**Stated task:**
Omit every picture, and retype the lines that run from the beginning of the data below through the line containing "const trend = months.map((m,i)=>", inclusive.

— Start Collected data —

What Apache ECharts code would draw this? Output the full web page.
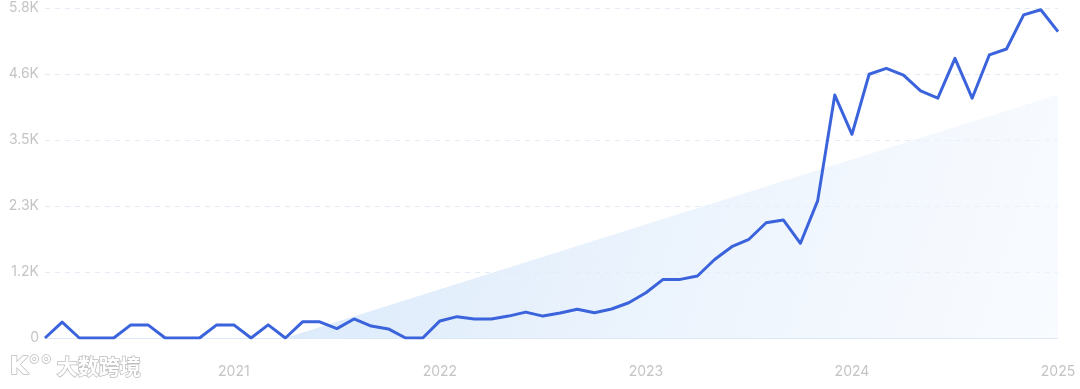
<!DOCTYPE html>
<html>
<head>
<meta charset="utf-8">
<script src="https://cdn.jsdelivr.net/npm/echarts@6/dist/echarts.min.js"></script>
<style>
html,body{margin:0;padding:0;background:#fff;}
#chart{width:1080px;height:389px;}
</style>
</head>
<body>
<div id="chart"></div>
<script>
// Monthly categories Feb 2020 .. Jan 2025
const months = [
 "2020-02","2020-03","2020-04","2020-05","2020-06","2020-07","2020-08","2020-09","2020-10","2020-11","2020-12",
 "2021-01","2021-02","2021-03","2021-04","2021-05","2021-06","2021-07","2021-08","2021-09","2021-10","2021-11","2021-12",
 "2022-01","2022-02","2022-03","2022-04","2022-05","2022-06","2022-07","2022-08","2022-09","2022-10","2022-11","2022-12",
 "2023-01","2023-02","2023-03","2023-04","2023-05","2023-06","2023-07","2023-08","2023-09","2023-10","2023-11","2023-12",
 "2024-01","2024-02","2024-03","2024-04","2024-05","2024-06","2024-07","2024-08","2024-09","2024-10","2024-11","2024-12",
 "2025-01"
];
const searches = [
 0,280,0,0,0,230,230,0,0,0,230,
 230,0,230,0,285,285,165,335,210,160,0,0,
 300,375,335,335,385,455,385,440,505,445,510,620,
 795,1030,1030,1090,1380,1605,1735,2025,2075,1665,2410,4270,
 3580,4635,4740,4620,4345,4215,4915,4215,4975,5080,5680,5770,
 5385
];
// Trend band: start (zero) and end value
const trendStartIndex = 14;
const trendStartValue = 0;
const trendEndValue = 4280;
const yTicks = ["0","1.2K","2.3K","3.5K","4.6K","5.8K"];
const yMax = 5800;
const yInterval = 1160;

const trend = months.map((m,i)=> i===trendStartIndex ? trendStartValue : (i===months.length-1 ? trendEndValue : '-'));

const chart = echarts.init(document.getElementById('chart'));
chart.setOption({
  animation:false,
  grid:{left:45,right:22,top:8,bottom:51},
  xAxis:{
    type:'category',
    data:months,
    boundaryGap:false,
    axisLine:{show:true,lineStyle:{color:'#dce9f7',width:1}},
    axisTick:{show:false},
    splitLine:{show:false},
    axisLabel:{
      color:'#c4c4c4',fontSize:14,fontFamily:'Inter, Roboto, sans-serif',margin:27,
      interval:(idx,val)=>val.endsWith('-01'),
      formatter:(val)=>val.slice(0,4)
    }
  },
  yAxis:{
    type:'value',min:0,max:yMax,interval:yInterval,
    axisLine:{show:false},axisTick:{show:false},
    splitLine:{show:true,lineStyle:{color:'#e3ecf6',type:[5,5],width:1}},
    axisLabel:{
      color:'#c4c4c4',fontSize:14,fontFamily:'Inter, Roboto, sans-serif',margin:6,
      formatter:(v)=>yTicks[Math.round(v/yInterval)]
    }
  },
  series:[
    {
      type:'line',data:trend,connectNulls:true,symbol:'none',
      lineStyle:{width:0},
      areaStyle:{
        color:new echarts.graphic.LinearGradient(0,0,1,1,[
          {offset:0,color:'rgba(214,231,250,0.95)'},
          {offset:1,color:'rgba(242,247,254,0.5)'}
        ]),
        opacity:1
      },
      z:1
    },
    {
      type:'line',data:searches,symbol:'none',
      lineStyle:{color:'#3a63dc',width:3,join:'round'},
      z:3
    }
  ],
  graphic:[
    {
      type:'text',left:9,top:355,
      style:{
        text:'K°°',
        fill:'#ffffff',stroke:'#bdbdbd',lineWidth:1.5,
        font:'bold 24px "DejaVu Sans", sans-serif'
      },
      z:10
    },
    {
      type:'text',left:56,top:355,
      style:{
        text:'大数跨境',
        fill:'#ffffff',stroke:'#bdbdbd',lineWidth:1.5,
        font:'bold 21px "Noto Sans CJK SC", sans-serif'
      },
      z:10
    }
  ]
});
</script>
</body>
</html>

— End Collected data —

**Task solution:**
What Apache ECharts code would draw this? Output the full web page.
<!DOCTYPE html>
<html>
<head>
<meta charset="utf-8">
<script src="https://cdn.jsdelivr.net/npm/echarts@6/dist/echarts.min.js"></script>
<style>
html,body{margin:0;padding:0;background:#fff;}
#chart{width:1080px;height:389px;}
</style>
</head>
<body>
<div id="chart"></div>
<script>
// Monthly categories Feb 2020 .. Jan 2025
const months = [
 "2020-02","2020-03","2020-04","2020-05","2020-06","2020-07","2020-08","2020-09","2020-10","2020-11","2020-12",
 "2021-01","2021-02","2021-03","2021-04","2021-05","2021-06","2021-07","2021-08","2021-09","2021-10","2021-11","2021-12",
 "2022-01","2022-02","2022-03","2022-04","2022-05","2022-06","2022-07","2022-08","2022-09","2022-10","2022-11","2022-12",
 "2023-01","2023-02","2023-03","2023-04","2023-05","2023-06","2023-07","2023-08","2023-09","2023-10","2023-11","2023-12",
 "2024-01","2024-02","2024-03","2024-04","2024-05","2024-06","2024-07","2024-08","2024-09","2024-10","2024-11","2024-12",
 "2025-01"
];
const searches = [
 0,280,0,0,0,230,230,0,0,0,230,
 230,0,230,0,285,285,165,335,210,160,0,0,
 300,375,335,335,385,455,385,440,505,445,510,620,
 795,1030,1030,1090,1380,1605,1735,2025,2075,1665,2410,4270,
 3580,4635,4740,4620,4345,4215,4915,4215,4975,5080,5680,5770,
 5385
];
// Trend band: start (zero) and end value
const trendStartIndex = 14;
const trendStartValue = 0;
const trendEndValue = 4280;
const yTicks = ["0","1.2K","2.3K","3.5K","4.6K","5.8K"];
const yMax = 5800;
const yInterval = 1160;

const trend = months.map((m,i)=> i===trendStartIndex ? trendStartValue : (i===months.length-1 ? trendEndValue : '-'));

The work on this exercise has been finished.